First-time directors often struggle to find the right tone for their films. And directing teams – even experienced ones – most likely have a harder time agreeing on a singular voice for a movie than a lone filmmaker does. So imagine the stylistic mess that might occur if a pair of first-time directors teamed up to helm a movie together. Actually, if you see Pumpkin, you don’t have to imagine. The evidence is right there on the screen.
I wanted to like Pumpkin. I really did. The premise – snob falls for retarded kid – is certainly ripe with comedic potential. But directors Adam Larson Broder and Tony R. Abrams (whose only other credits are as the writing duo behind Dead Man on Campus) appear to have taken this really great idea and played an arduous game of tug-of-war with it. Apparently, neither won.
The story follows Carolyn (Christina Ricci), an uppity sorority girl, as she falls in love with Pumpkin (Hank Harris), the disabled boy she’s coaching for a Special Olympics-type event. Upon professing her forbidden love, she’s forced to fight the discriminatory attitude of her parents, her boyfriend, Pumpkin’s mom, and her fellow sorority sisters, who only agreed to mentor the disabled athletes in order to win a Sorority of the Year contest. While there are some very funny moments, the movie swings so erratically between satire and melodrama – with periodic ventures into total farce – that it’s never quite clear how to take things. Is it a sly send-up? A treacly tear-jerker? A wacky caper? There’s no telling.

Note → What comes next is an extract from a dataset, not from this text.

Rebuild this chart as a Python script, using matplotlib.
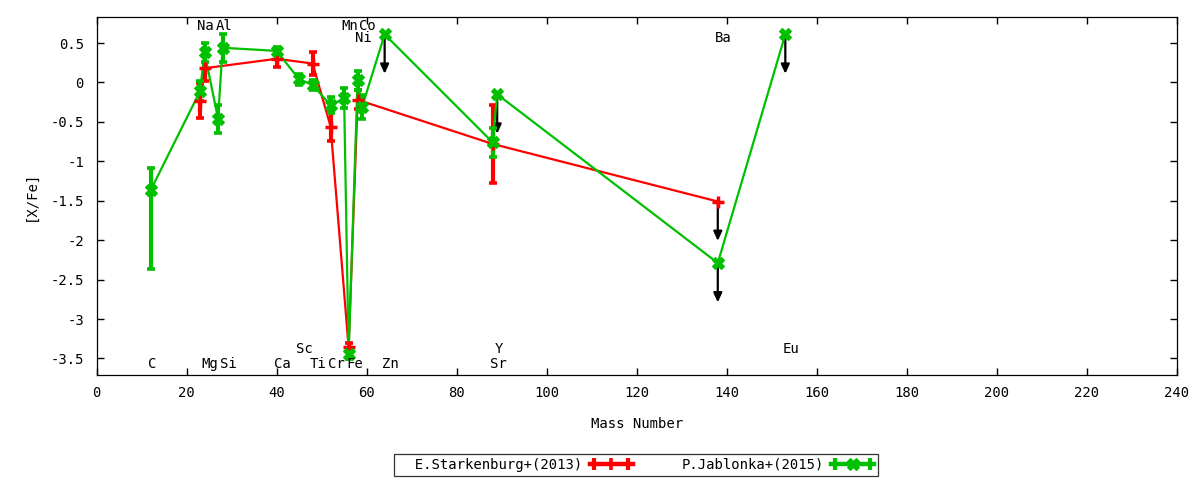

Even worse, the newly-platinum Ricci (who now looks like a Blythe doll, with her giant, heart-shaped head bobbing around on top of an impossibly tiny, size 00 body) can’t quite escape the specter of Reese Witherspoon. Having recently given the definitive characterization of the eternally perky, blonde sorority girl, Witherspoon’s shadow looms large over Pumpkin. Not helping matters, Ricci, the queen of disaffected sarcasm, never quite convinces as an earnest airhead. Like some sort of Stepford actress, she gives a curiously unnatural performance that recalls the brilliantly reluctant smile she mustered as Wednesday Addams outside the Harmony Hut in Addams Family Values. As in that moment, here we’re always waiting for Ricci’s trademark sneer to materialize, but it never does. Too bad; it might have given Pumpkin a much-needed edge. As it is, despite slight similarities to Heathers, Legally Blonde and even West Side Story, Pumpkin never acheives the success of those much better films.